Sur fond de sympathiques vaches laitières, il y a l’éleveur de La Hague, sur ce territoire où "on n’est pas causant", selon le député européen Didier Anger, et qui parle pourtant : "C’est pas terrible d’avoir ça [l’usine] à côté. Mais j’ai pas envie de quitter mon pays".

Alors, résignation pour les siècles des siècles ? Certains interviewés semblent prêts à passer à l’action. Après des prélèvements effectués par l’ACRO (association pour le contrôle de la radioactivité dans l’ouest) dans le ruisseau Sainte-Hélène, non loin de l’usine de La Hague et filmés, il a été constaté la présence avérée de plutonium par un laboratoire de Lausanne le 4 décembre 2014. "Je serais prête à soutenir qui voudrait déposer une plainte au pénal sur cette contamination", déclare alors Annie Thébaud-Mony, directrice de recherches honoraire à l’Inserm (3).
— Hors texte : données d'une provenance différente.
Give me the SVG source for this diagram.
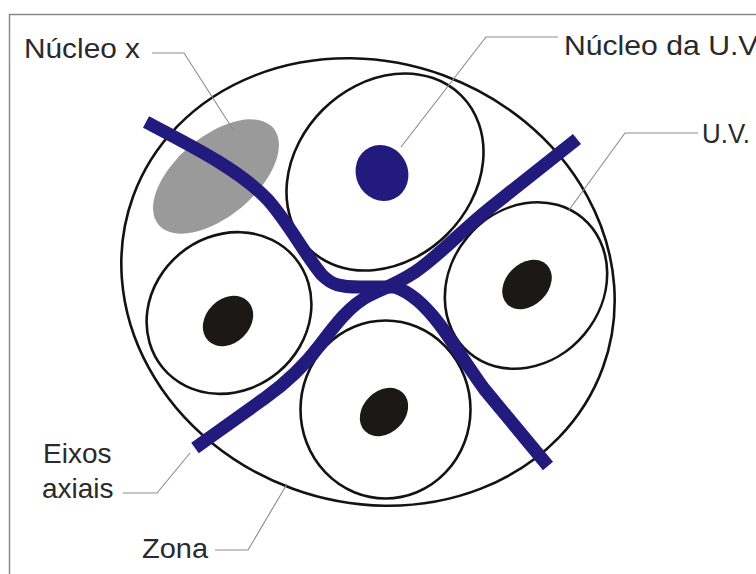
<svg xmlns="http://www.w3.org/2000/svg" width="756" height="574" viewBox="0 0 756 574">
  <style>
    .outline { fill: none; stroke: #151212; stroke-width: 2.6; }
    .axis { fill: none; stroke: #221a7c; stroke-width: 13; stroke-linejoin: round; stroke-linecap: butt; }
    .leader { fill: none; stroke: #8c8c8c; stroke-width: 1.1; }
    .label { font-family: "Liberation Sans", Arial, sans-serif; font-size: 28px; fill: #2a2a2a; }
    .nuc { fill: #1c1816; }
  </style>
  <rect x="0" y="0" width="756" height="574" fill="#ffffff"/>
  <path d="M9.5,574 V14.5 H756" fill="none" stroke="#8a8a8a" stroke-width="1.5"/>

  <g id="zona">
    <ellipse class="outline" cx="368" cy="282" rx="250" ry="220" transform="rotate(20 368 282)"/>
  </g>
  <g id="nucleo-x">
    <ellipse cx="216" cy="176.5" rx="75" ry="40" fill="#9b9a9a" transform="rotate(-40 216 176.5)"/>
  </g>

  <g id="uv-top">
    <ellipse class="outline" cx="385" cy="172" rx="108" ry="88" transform="rotate(-45 385 172)"/>
  </g>
  <g id="uv-left">
    <ellipse class="outline" cx="229" cy="313" rx="86" ry="77" transform="rotate(-40 229 313)"/>
  </g>
  <g id="uv-right">
    <ellipse class="outline" cx="526" cy="285.5" rx="88" ry="76" transform="rotate(-50 526 285.5)"/>
  </g>
  <g id="uv-bottom">
    <ellipse class="outline" cx="385.5" cy="409.5" rx="85" ry="89"/>
  </g>

  <g id="eixos-axiais">
    <path class="axis" d="M146,122 C190,145 240,170 268,200 C290,225 305,255 322,275 C332,285 340,287 360,287 L395,287 C410,292 425,305 440,325 C455,345 470,370 485,390 L548,466"/>
    <path class="axis" d="M195,448 L265,398 C290,380 305,365 320,345 C335,325 350,305 370,295 C385,288 400,282 415,272 C440,255 460,232 490,208 L577,139"/>
  </g>

  <g id="nucleo-uv-top">
    <ellipse cx="382" cy="173" rx="26" ry="28.5" fill="#221a7c" transform="rotate(-25 382 173)"/>
  </g>
  <g id="nucleo-uv-left">
    <ellipse class="nuc" cx="228" cy="321" rx="28" ry="22" transform="rotate(-45 228 321)"/>
  </g>
  <g id="nucleo-uv-right">
    <ellipse class="nuc" cx="527" cy="284.5" rx="28" ry="21" transform="rotate(-45 527 284.5)"/>
  </g>
  <g id="nucleo-uv-bottom">
    <ellipse class="nuc" cx="384" cy="412" rx="27" ry="21" transform="rotate(-45 384 412)"/>
  </g>

  <g id="connectors">
    <polyline class="leader" points="152,53 184,53 234,131"/>
    <polyline class="leader" points="558,37 486,37 401,147"/>
    <polyline class="leader" points="698,133 625,133 569,210"/>
    <polyline class="leader" points="123,493 157,493 190,453"/>
    <polyline class="leader" points="215,550 248,550 287,484"/>
  </g>

  <g id="label-nucleo-x"><text class="label" x="24" y="58" textLength="116" lengthAdjust="spacingAndGlyphs">Núcleo x</text></g>
  <g id="label-nucleo-uv"><text class="label" x="564" y="55" textLength="200" lengthAdjust="spacingAndGlyphs">Núcleo da U.V.</text></g>
  <g id="label-uv"><text class="label" x="702" y="143" textLength="48" lengthAdjust="spacingAndGlyphs">U.V.</text></g>
  <g id="label-eixos"><text class="label" x="43" y="463">Eixos</text><text class="label" x="42" y="498">axiais</text></g>
  <g id="label-zona"><text class="label" x="142" y="558" textLength="66" lengthAdjust="spacingAndGlyphs">Zona</text></g>
</svg>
Ici, la musique minimaliste et l’amour des paysages cèdent le pas. Le politique reprend le dessus sur le poétique.

1) A voir sur Arte, 29 septembre à 20 h 55. Kami productions et Nouvelle Vague Productions. Michael Ferrier est l’auteur de "Fukushima, récit d’un désastre, Gallimard, 2012

2) Lire cette note de blog.

3) Auteur de "la Science asservie", La Découverte, 2014.


C’est le chimiste américain Glenn Seaborg, prix Nobel 1951 pour ses travaux sur les éléments baptisés "transuraniens", qui a synthétisé le plutonium, dont le symbole chimique est Pu. On le retouve dans les images d’archives dans le film "Terres nucléaires" qui montrent les premiers 2,77 microgrammes obtenus en 1940 au laboratoire de Berkeley (Californie) de cet élément très dense, radioactif et extrêmement toxique.

Très peu présent à l’état naturel, il est devenu une signature claire de l’activité nucléaire : l’uranium frappé par un rayonnement de neutrons dans un réacteur nucléaire, en absorbe quelques-uns, donnant ainsi naissance à cet élément lourd. A l’instar de l’uranium 235, le plutonium 239 fissile sert à la fabrication des armes nucléaires. Depuis quelques décennies, le mélange baptisé MOX (uranium et plutonium) sert aussi à alimenter les réacteurs civils.